At the center of this story set in the early 2000s is a relationship between Miles Knox and Shelby Cutchen, two damaged people finding a fragile peace within one another. MIles, a Vietnam vet, is tormented with rage issues connected to both PTSD and the steroids he's become hooked on. The much younger Shelby works as a stripper, struggling to put her father's abuse behind her as she takes care of her oxy addicted twin brother, Wiley,

Wiley goes on the run when two oxy dealers turn up murdered. Nataniel, the brother of one and an ex cop, goes after him. Nathaniel's former job has filled him with contempt and malice toward his community and the killing has put him over a killing edge. He sets out for Wiley, who has grabbed Shelby, practically kidnapping her.
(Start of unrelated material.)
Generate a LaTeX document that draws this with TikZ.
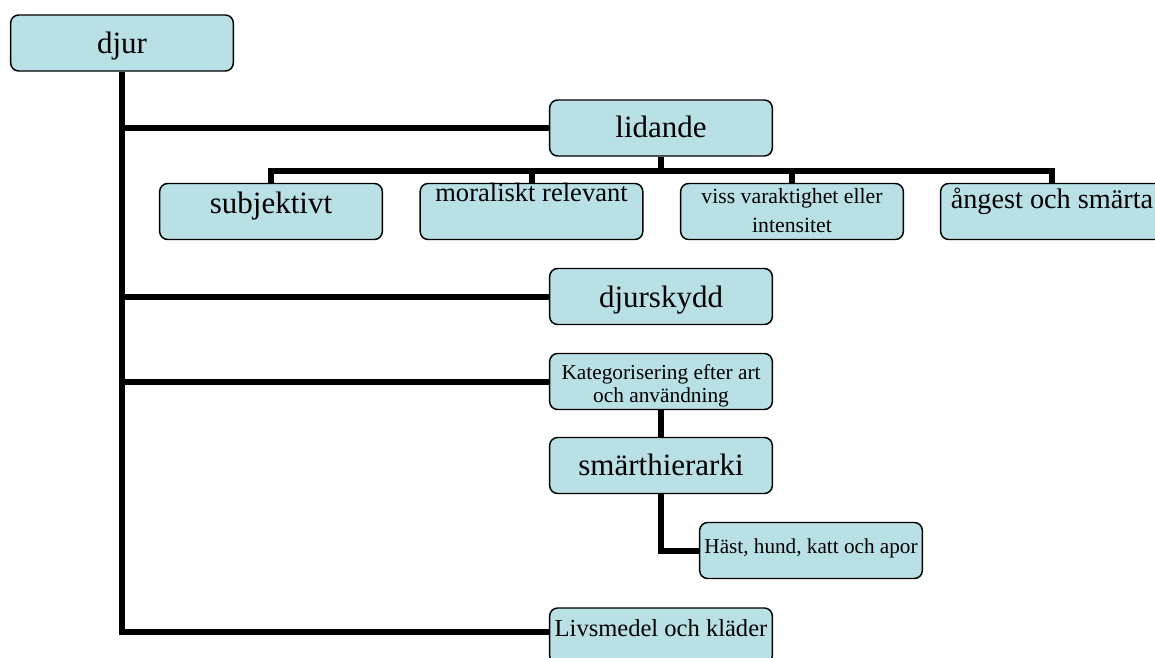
\documentclass[tikz,border=0pt]{standalone}
\usepackage{fontspec}
\setmainfont{Liberation Serif}
\usepackage{tikz}

\definecolor{boxfill}{RGB}{185,224,228}

\tikzset{
  box/.style={draw, line width=1.1pt, rounded corners=6pt, fill=boxfill,
    minimum width=167pt, minimum height=42pt, inner sep=0pt, align=center},
  link/.style={line width=4.5pt},
  bigtxt/.style={font=\fontsize{23.25}{28}\selectfont},
}

\begin{document}
\begin{tikzpicture}[x=0.75pt, y=-0.75pt]
\useasboundingbox (0,0) rectangle (1155,657);

%% boxes
\node[box, bigtxt, text height=28.5pt, text depth=13.5pt] (djur) at (122,43) {djur};   %% root
\node[box, bigtxt, text height=27.75pt, text depth=14.25pt] (lid) at (661,128) {lidande};
\node[box, bigtxt, text height=22.5pt, text depth=19.5pt] (subj) at (271,211.5) {subjektivt};
\node[box, font=\fontsize{19.9}{24}\selectfont, text height=13.5pt, text depth=28.5pt] (moral) at (531.5,211.5) {moraliskt relevant};
\node[box, font=\fontsize{16.3}{21.75}\selectfont, text height=36.4pt, text depth=5.6pt] (viss) at (792,211.5) {viss varaktighet eller\\intensitet};
\node[box, font=\fontsize{21.2}{25}\selectfont, text height=18.75pt, text depth=23.25pt] (ang) at (1052,211.5) {ångest och smärta};
\node[box, bigtxt, text height=29.25pt, text depth=12.75pt] (skydd) at (661,296.5) {djurskydd};
\node[box, font=\fontsize{16}{17.2}\selectfont, text height=36.6pt, text depth=5.4pt] (kat) at (661,381.5) {Kategorisering efter art\\och användning};
\node[box, bigtxt, text height=28.5pt, text depth=13.5pt] (smart) at (661,465.5) {smärthierarki};
\node[box, font=\fontsize{15.9}{19}\selectfont, text height=23.25pt, text depth=18.75pt] (hast) at (811,550.5) {Häst, hund, katt och apor};
\node[box, font=\fontsize{18.4}{22}\selectfont, text height=21pt, text depth=21pt] (liv) at (661,636) {Livsmedel och kläder};

%% trunk and branches
\draw[link] (djur.south) |- ([yshift=3pt]liv.west);   %% djur - liv
\draw[link] (djur.south |- lid.west) -- (lid.west);   %% djur - lid
\draw[link] (djur.south |- skydd.west) -- (skydd.west);   %% djur - skydd
\draw[link] (djur.south |- kat.west) -- (kat.west);   %% djur - kat

%% under lidande
\draw[link] (lid.south) -- ++(0,14) -| (subj.north);
\draw[link] (lid.south) -- ++(0,14) -| (moral.north);
\draw[link] (lid.south) -- ++(0,14) -| (viss.north);
\draw[link] (lid.south) -- ++(0,14) -| (ang.north);

%% under kategorisering
\draw[link] (kat.south) -- (smart.north);
\draw[link] (smart.south) |- (hast.west);
\end{tikzpicture}
\end{document}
MIles goes looking for her, crossing paths with Nathaniel's hunt. Unfortunately, the vet has taken LSD, screwing with his PTSD. Events and landscapes from late sixties Vietnam pop up out of along the midwest as the two travel on their brutal trail. In the meantime Shelby has to confront her father and crazed brother.

Frank Bill carries a gift of using the right amount of pulp style in his writing. His books move in a tight, cantering momentum. The fight scenes, which there are plenty, are described in a detailed blow by blow manner, with their effects conveyed with sharp precision. He grounds the action in an Americana lyricism, both hard and poetic, and fully realized characters.

The book delivers a meditation on pain with people afflicted with it, doing the afflicting or both. Demons plague everyone as they flail for grace. Bill shows how this cycle can scorch an often ignored and untreated community.

Back To The Dirt refuses to cater to the squeamish. His midwest is violent and bleak, populated by folks vibrating with trama. His writing finds humanity, love, and understanding through the harshness. All of it hard won by the survivors and possibly fleeting. Frank Bill gets to the people as well as the punching.